A short life of the author
Mircea Cărtărescu (b. 1 June 1956) was born in Bucharest, Romania. He studied Romanian literature at the University of Bucharest and has taught there since 1991.
Life and Career
Cărtărescu was first known as a poet in the 1980s generation. Nostalgia (1993) — a collection of interlinked novellas set in a phantasmagoric version of Bucharest — established his prose reputation. The Blinding trilogy — Orbitor: Aripa stângă (The Left Wing, 1996), Orbitor: Corpul (The Body, 2002), Orbitor: Aripa dreaptă (The Right Wing, 2007) — is a vast, hallucinatory autobiographical novel set in Communist and post-Communist Bucharest: part memoir, part science fiction, part mystical vision.

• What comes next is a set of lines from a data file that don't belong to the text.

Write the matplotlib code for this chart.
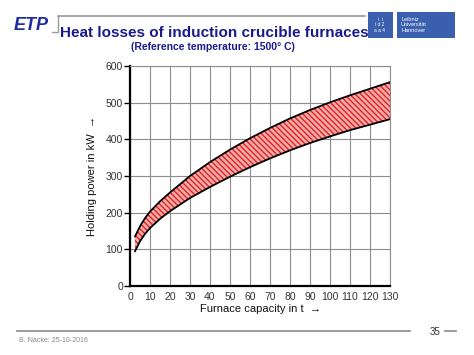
import matplotlib
matplotlib.use("Agg")
import matplotlib.pyplot as plt
from matplotlib.patches import Rectangle
from matplotlib.lines import Line2D

plt.rcParams['font.family'] = ['Liberation Sans', 'DejaVu Sans']
plt.rcParams['hatch.linewidth'] = 1.0

# values
capacity = [2.5, 5, 7.5, 10, 15, 20, 30, 40, 50, 60, 70, 80, 90, 100, 110, 120, 130]
upper_kw = [135, 163, 185, 203, 231, 255, 300, 338, 372, 403, 431, 457, 480, 501, 520, 538, 556]
lower_kw = [95, 122, 142, 158, 183, 204, 240, 270, 298, 324, 348, 370, 390, 408, 425, 440, 455]
x_ticks = list(range(0, 131, 10))
y_ticks = list(range(0, 601, 100))

W, H = 474, 355
fig = plt.figure(figsize=(W / 100, H / 100), dpi=100)
ax = fig.add_axes([130 / W, 1 - 286 / H, 260 / W, 220 / H])


def px(x, y):
    return x / W, 1 - y / H


ax.fill_between(capacity, lower_kw, upper_kw, facecolor='#f4acac',
                edgecolor='#e0231f', hatch='\\' * 6, linewidth=0, zorder=2)
ax.plot(capacity, upper_kw, color='black', lw=1.3, zorder=3)
ax.plot(capacity, lower_kw, color='black', lw=1.3, zorder=3)

ax.set_xlim(0, 130)
ax.set_ylim(0, 600)
ax.set_xticks(x_ticks)
ax.set_yticks(y_ticks)
ax.grid(True, color='#8c8c8c', lw=0.8, zorder=1)
ax.set_axisbelow(True)
for s in ['top', 'right']:
    ax.spines[s].set_color('#8c8c8c')
    ax.spines[s].set_linewidth(0.8)
for s in ['left', 'bottom']:
    ax.spines[s].set_linewidth(1.6)
ax.tick_params(axis='y', length=4, width=1, labelsize=7.5, labelcolor='#333333', pad=1)
ax.tick_params(axis='x', length=0, labelsize=7.5, labelcolor='#333333', pad=4)

ax.set_xlabel('Furnace capacity in t  \u2192', fontsize=8, labelpad=2, color='#111111')
ax.set_ylabel('Holding power in kW  \u2192', fontsize=8, labelpad=6, color='#111111')

# header
fig.add_artist(Line2D([58 / W, 365 / W], [1 - 16 / H, 1 - 16 / H], color='#9a9a9a', lw=1.2))
fig.add_artist(Line2D([52 / W, 58 / W, 58 / W], [1 - 32 / H, 1 - 32 / H, 1 - 16 / H],
                      color='#9a9a9a', lw=1.0))
fig.text(*px(14, 25), 'ETP', fontsize=13, fontweight='bold', style='italic',
         color='#1f2a9e', va='center', ha='left')
fig.text(*px(214, 33), 'Heat losses of induction crucible furnaces', fontsize=11,
         fontweight='bold', color='#1a1a8c', ha='center', va='center')
fig.text(*px(213, 47), '(Reference temperature: 1500\u00b0 C)', fontsize=7.5,
         fontweight='bold', color='#1a1a8c', ha='center', va='center')

fig.add_artist(Rectangle(px(368, 38), 25 / W, 26 / H, transform=fig.transFigure,
                         facecolor='#3a5fae', edgecolor='none'))
fig.text(*px(380, 25), 'i  i\ni d 2\na a 4', fontsize=3.5, color='white',
         ha='center', va='center', linespacing=1.1)
fig.add_artist(Rectangle(px(397, 38), 58 / W, 26 / H, transform=fig.transFigure,
                         facecolor='#3a5fae', edgecolor='none'))
fig.text(*px(401, 25), 'Leibniz\nUniversit\u00e4t\nHannover', fontsize=4, color='white',
         ha='left', va='center', linespacing=1.1)

# footer
fig.add_artist(Line2D([17 / W, 410 / W], [1 - 331 / H, 1 - 331 / H], color='#8a8a8a', lw=1.2))
fig.add_artist(Line2D([445 / W, 456 / W], [1 - 331 / H, 1 - 331 / H], color='#8a8a8a', lw=1.2))
fig.text(*px(435, 332), '35', fontsize=7, color='#333333', ha='center', va='center')
fig.text(*px(19, 340), 'B. Nacke: 25-10-2016', fontsize=5, color='#888888', ha='left', va='center')

fig.savefig('out.png', dpi=100)
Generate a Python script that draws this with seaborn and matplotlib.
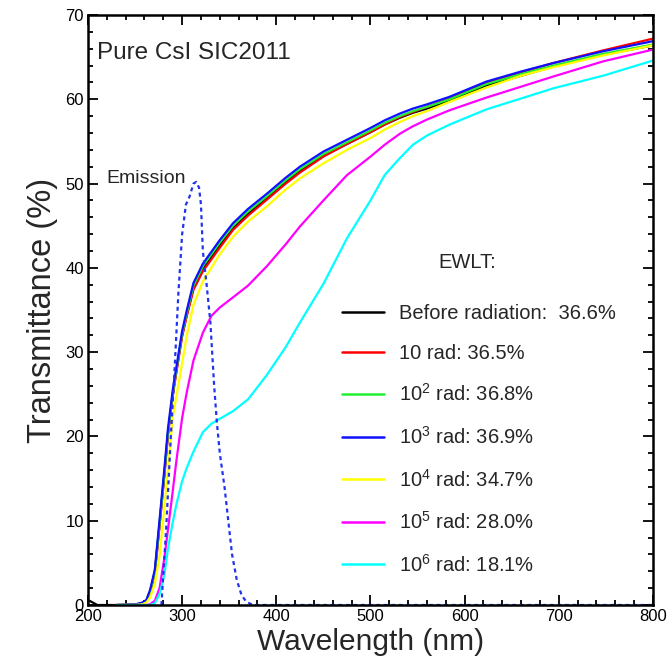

Solenoid (2015) — about a failed poet who works as a schoolteacher and discovers that his apartment sits atop a mysterious solenoid — is his masterpiece: over 600 pages of dense, obsessive, visionary prose. It won the 2024 International Booker Prize.
Major Works and Themes
Cărtărescu writes about Bucharest, the body, dreams, and the thin boundary between reality and hallucination. He is the most important living Romanian writer.
Key Works
- Blinding (trilogy, 1996–2007)
- Solenoid (2015)
Collecting Cărtărescu
Romanian originals (Humanitas) are the primary collected form. English translations (Archipelago) bring $15–$30. Cărtărescu continues to publish.